INFORMATION PROVIDED:
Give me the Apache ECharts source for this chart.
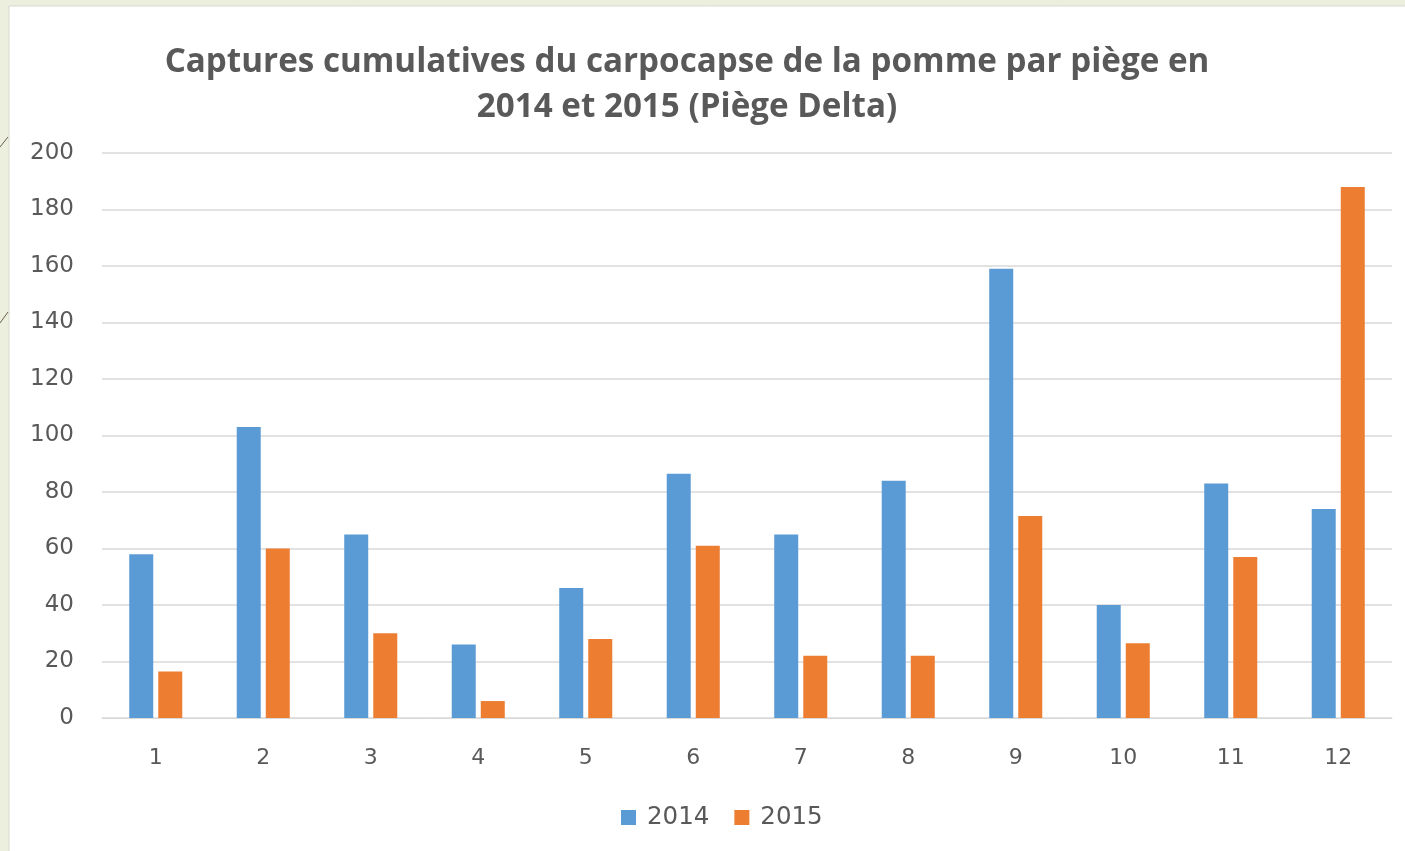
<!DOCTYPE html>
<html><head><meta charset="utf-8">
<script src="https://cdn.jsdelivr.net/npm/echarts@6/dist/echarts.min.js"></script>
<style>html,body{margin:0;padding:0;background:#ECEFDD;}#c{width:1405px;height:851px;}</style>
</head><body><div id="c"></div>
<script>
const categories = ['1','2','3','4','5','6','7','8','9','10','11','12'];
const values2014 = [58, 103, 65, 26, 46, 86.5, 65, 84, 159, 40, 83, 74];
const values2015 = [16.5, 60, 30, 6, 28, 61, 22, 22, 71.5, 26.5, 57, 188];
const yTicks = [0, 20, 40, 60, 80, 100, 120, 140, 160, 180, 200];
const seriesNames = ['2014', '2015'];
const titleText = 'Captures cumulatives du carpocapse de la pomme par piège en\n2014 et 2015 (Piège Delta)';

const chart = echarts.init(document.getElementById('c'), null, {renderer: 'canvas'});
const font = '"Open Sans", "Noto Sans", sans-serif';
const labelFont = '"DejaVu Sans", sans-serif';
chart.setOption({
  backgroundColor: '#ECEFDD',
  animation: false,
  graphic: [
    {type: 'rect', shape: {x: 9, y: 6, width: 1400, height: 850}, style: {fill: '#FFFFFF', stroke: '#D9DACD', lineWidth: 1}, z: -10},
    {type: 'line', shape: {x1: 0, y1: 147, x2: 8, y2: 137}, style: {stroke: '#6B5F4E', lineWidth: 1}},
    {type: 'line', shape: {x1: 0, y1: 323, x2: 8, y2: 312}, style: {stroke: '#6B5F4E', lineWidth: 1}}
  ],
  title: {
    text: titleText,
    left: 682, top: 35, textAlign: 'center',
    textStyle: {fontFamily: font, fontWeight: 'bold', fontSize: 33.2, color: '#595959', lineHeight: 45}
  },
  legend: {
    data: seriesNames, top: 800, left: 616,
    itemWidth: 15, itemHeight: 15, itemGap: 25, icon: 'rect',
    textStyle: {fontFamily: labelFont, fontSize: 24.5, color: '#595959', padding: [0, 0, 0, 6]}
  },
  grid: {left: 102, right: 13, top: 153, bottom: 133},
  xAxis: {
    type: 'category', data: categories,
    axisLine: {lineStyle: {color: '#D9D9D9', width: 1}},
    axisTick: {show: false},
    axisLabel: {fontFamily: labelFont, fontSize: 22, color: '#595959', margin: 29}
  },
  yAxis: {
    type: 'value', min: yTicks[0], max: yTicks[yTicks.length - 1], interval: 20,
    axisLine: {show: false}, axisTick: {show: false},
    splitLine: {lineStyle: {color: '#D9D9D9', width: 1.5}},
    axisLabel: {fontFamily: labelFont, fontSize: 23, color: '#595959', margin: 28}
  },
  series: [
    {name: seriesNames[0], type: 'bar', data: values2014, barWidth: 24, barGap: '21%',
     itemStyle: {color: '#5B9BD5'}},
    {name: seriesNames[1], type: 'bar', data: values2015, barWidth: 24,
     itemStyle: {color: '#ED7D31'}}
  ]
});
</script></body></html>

THE EXERCISE:
Give every line back word for word and leave the pictures out.

RESPONSE TO THIS TASK:
Give me the Apache ECharts source for this chart.
<!DOCTYPE html>
<html><head><meta charset="utf-8">
<script src="https://cdn.jsdelivr.net/npm/echarts@6/dist/echarts.min.js"></script>
<style>html,body{margin:0;padding:0;background:#ECEFDD;}#c{width:1405px;height:851px;}</style>
</head><body><div id="c"></div>
<script>
const categories = ['1','2','3','4','5','6','7','8','9','10','11','12'];
const values2014 = [58, 103, 65, 26, 46, 86.5, 65, 84, 159, 40, 83, 74];
const values2015 = [16.5, 60, 30, 6, 28, 61, 22, 22, 71.5, 26.5, 57, 188];
const yTicks = [0, 20, 40, 60, 80, 100, 120, 140, 160, 180, 200];
const seriesNames = ['2014', '2015'];
const titleText = 'Captures cumulatives du carpocapse de la pomme par piège en\n2014 et 2015 (Piège Delta)';

const chart = echarts.init(document.getElementById('c'), null, {renderer: 'canvas'});
const font = '"Open Sans", "Noto Sans", sans-serif';
const labelFont = '"DejaVu Sans", sans-serif';
chart.setOption({
  backgroundColor: '#ECEFDD',
  animation: false,
  graphic: [
    {type: 'rect', shape: {x: 9, y: 6, width: 1400, height: 850}, style: {fill: '#FFFFFF', stroke: '#D9DACD', lineWidth: 1}, z: -10},
    {type: 'line', shape: {x1: 0, y1: 147, x2: 8, y2: 137}, style: {stroke: '#6B5F4E', lineWidth: 1}},
    {type: 'line', shape: {x1: 0, y1: 323, x2: 8, y2: 312}, style: {stroke: '#6B5F4E', lineWidth: 1}}
  ],
  title: {
    text: titleText,
    left: 682, top: 35, textAlign: 'center',
    textStyle: {fontFamily: font, fontWeight: 'bold', fontSize: 33.2, color: '#595959', lineHeight: 45}
  },
  legend: {
    data: seriesNames, top: 800, left: 616,
    itemWidth: 15, itemHeight: 15, itemGap: 25, icon: 'rect',
    textStyle: {fontFamily: labelFont, fontSize: 24.5, color: '#595959', padding: [0, 0, 0, 6]}
  },
  grid: {left: 102, right: 13, top: 153, bottom: 133},
  xAxis: {
    type: 'category', data: categories,
    axisLine: {lineStyle: {color: '#D9D9D9', width: 1}},
    axisTick: {show: false},
    axisLabel: {fontFamily: labelFont, fontSize: 22, color: '#595959', margin: 29}
  },
  yAxis: {
    type: 'value', min: yTicks[0], max: yTicks[yTicks.length - 1], interval: 20,
    axisLine: {show: false}, axisTick: {show: false},
    splitLine: {lineStyle: {color: '#D9D9D9', width: 1.5}},
    axisLabel: {fontFamily: labelFont, fontSize: 23, color: '#595959', margin: 28}
  },
  series: [
    {name: seriesNames[0], type: 'bar', data: values2014, barWidth: 24, barGap: '21%',
     itemStyle: {color: '#5B9BD5'}},
    {name: seriesNames[1], type: 'bar', data: values2015, barWidth: 24,
     itemStyle: {color: '#ED7D31'}}
  ]
});
</script></body></html>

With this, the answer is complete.